(DIRECTIONS): Starting with the first line and ending with the line that holds "-196, -202, -198, -194, -200, -196, -198, -202, -196, -200]", repeat the material exactly.
start DATASET EXTRACT
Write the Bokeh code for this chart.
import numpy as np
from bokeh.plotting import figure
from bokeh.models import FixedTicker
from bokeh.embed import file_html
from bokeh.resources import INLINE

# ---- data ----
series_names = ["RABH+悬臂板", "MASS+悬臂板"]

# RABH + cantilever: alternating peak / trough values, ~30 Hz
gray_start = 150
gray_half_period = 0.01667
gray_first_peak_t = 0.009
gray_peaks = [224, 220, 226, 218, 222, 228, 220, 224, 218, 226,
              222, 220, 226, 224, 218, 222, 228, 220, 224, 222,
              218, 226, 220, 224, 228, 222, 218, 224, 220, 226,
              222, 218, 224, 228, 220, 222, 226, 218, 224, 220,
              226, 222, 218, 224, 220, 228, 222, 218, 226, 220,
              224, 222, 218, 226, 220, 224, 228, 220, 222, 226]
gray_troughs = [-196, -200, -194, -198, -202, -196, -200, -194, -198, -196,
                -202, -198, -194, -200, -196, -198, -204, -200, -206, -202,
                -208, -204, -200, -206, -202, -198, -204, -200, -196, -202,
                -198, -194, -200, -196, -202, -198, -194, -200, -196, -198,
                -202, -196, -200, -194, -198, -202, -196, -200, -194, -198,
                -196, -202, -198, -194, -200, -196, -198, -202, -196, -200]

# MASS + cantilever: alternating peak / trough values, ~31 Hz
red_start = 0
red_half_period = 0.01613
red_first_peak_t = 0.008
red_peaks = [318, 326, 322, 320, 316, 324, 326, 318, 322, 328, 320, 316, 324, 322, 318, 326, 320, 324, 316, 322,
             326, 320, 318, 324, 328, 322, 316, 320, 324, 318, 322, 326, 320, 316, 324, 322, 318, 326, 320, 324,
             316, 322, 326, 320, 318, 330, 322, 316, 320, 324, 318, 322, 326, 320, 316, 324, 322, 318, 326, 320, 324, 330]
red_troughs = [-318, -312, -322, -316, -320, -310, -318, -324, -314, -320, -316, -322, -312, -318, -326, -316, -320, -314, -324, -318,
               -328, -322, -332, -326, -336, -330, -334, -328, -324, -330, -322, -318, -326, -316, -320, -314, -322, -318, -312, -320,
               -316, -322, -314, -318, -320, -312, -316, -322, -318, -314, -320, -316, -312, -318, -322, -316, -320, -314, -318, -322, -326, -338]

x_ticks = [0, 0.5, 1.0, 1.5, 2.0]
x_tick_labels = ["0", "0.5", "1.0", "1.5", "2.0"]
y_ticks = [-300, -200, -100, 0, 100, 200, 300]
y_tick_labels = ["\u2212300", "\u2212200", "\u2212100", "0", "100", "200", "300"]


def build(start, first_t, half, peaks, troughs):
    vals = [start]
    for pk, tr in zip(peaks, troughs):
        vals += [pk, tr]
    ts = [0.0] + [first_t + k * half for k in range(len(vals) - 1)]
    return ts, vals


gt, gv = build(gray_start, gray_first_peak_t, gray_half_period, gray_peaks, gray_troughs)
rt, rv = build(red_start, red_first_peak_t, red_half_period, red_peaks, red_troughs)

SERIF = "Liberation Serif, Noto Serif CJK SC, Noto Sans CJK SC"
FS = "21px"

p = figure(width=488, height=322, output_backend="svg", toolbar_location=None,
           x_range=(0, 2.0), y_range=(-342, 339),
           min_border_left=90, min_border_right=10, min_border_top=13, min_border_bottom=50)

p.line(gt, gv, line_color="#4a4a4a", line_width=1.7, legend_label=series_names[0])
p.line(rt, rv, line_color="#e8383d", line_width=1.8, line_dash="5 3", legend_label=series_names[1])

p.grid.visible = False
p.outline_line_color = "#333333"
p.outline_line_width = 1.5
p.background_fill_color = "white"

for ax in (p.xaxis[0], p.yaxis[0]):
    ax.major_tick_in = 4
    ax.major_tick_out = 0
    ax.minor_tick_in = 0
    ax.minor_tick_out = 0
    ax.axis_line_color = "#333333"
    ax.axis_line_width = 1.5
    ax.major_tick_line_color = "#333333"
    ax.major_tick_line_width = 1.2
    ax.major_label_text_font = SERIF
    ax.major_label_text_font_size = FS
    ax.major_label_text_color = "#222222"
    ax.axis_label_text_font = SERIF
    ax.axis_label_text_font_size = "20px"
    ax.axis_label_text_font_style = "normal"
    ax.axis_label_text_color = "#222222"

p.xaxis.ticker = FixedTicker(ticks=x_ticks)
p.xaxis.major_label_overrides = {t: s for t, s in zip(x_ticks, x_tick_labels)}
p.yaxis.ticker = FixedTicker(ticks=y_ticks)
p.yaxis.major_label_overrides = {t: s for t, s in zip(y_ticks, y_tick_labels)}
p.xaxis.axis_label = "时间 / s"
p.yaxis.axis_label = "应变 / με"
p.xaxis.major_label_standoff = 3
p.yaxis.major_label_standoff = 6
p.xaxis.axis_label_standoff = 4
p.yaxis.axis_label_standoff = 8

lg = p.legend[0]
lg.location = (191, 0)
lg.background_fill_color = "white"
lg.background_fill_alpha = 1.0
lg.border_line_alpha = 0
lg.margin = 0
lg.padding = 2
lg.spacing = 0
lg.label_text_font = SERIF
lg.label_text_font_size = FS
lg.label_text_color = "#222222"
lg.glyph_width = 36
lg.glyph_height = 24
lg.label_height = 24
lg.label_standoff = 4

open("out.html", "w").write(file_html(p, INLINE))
end DATASET EXTRACT
(OUTPUT OF THE TASK):
Write the Bokeh code for this chart.
import numpy as np
from bokeh.plotting import figure
from bokeh.models import FixedTicker
from bokeh.embed import file_html
from bokeh.resources import INLINE

# ---- data ----
series_names = ["RABH+悬臂板", "MASS+悬臂板"]

# RABH + cantilever: alternating peak / trough values, ~30 Hz
gray_start = 150
gray_half_period = 0.01667
gray_first_peak_t = 0.009
gray_peaks = [224, 220, 226, 218, 222, 228, 220, 224, 218, 226,
              222, 220, 226, 224, 218, 222, 228, 220, 224, 222,
              218, 226, 220, 224, 228, 222, 218, 224, 220, 226,
              222, 218, 224, 228, 220, 222, 226, 218, 224, 220,
              226, 222, 218, 224, 220, 228, 222, 218, 226, 220,
              224, 222, 218, 226, 220, 224, 228, 220, 222, 226]
gray_troughs = [-196, -200, -194, -198, -202, -196, -200, -194, -198, -196,
                -202, -198, -194, -200, -196, -198, -204, -200, -206, -202,
                -208, -204, -200, -206, -202, -198, -204, -200, -196, -202,
                -198, -194, -200, -196, -202, -198, -194, -200, -196, -198,
                -202, -196, -200, -194, -198, -202, -196, -200, -194, -198,
                -196, -202, -198, -194, -200, -196, -198, -202, -196, -200]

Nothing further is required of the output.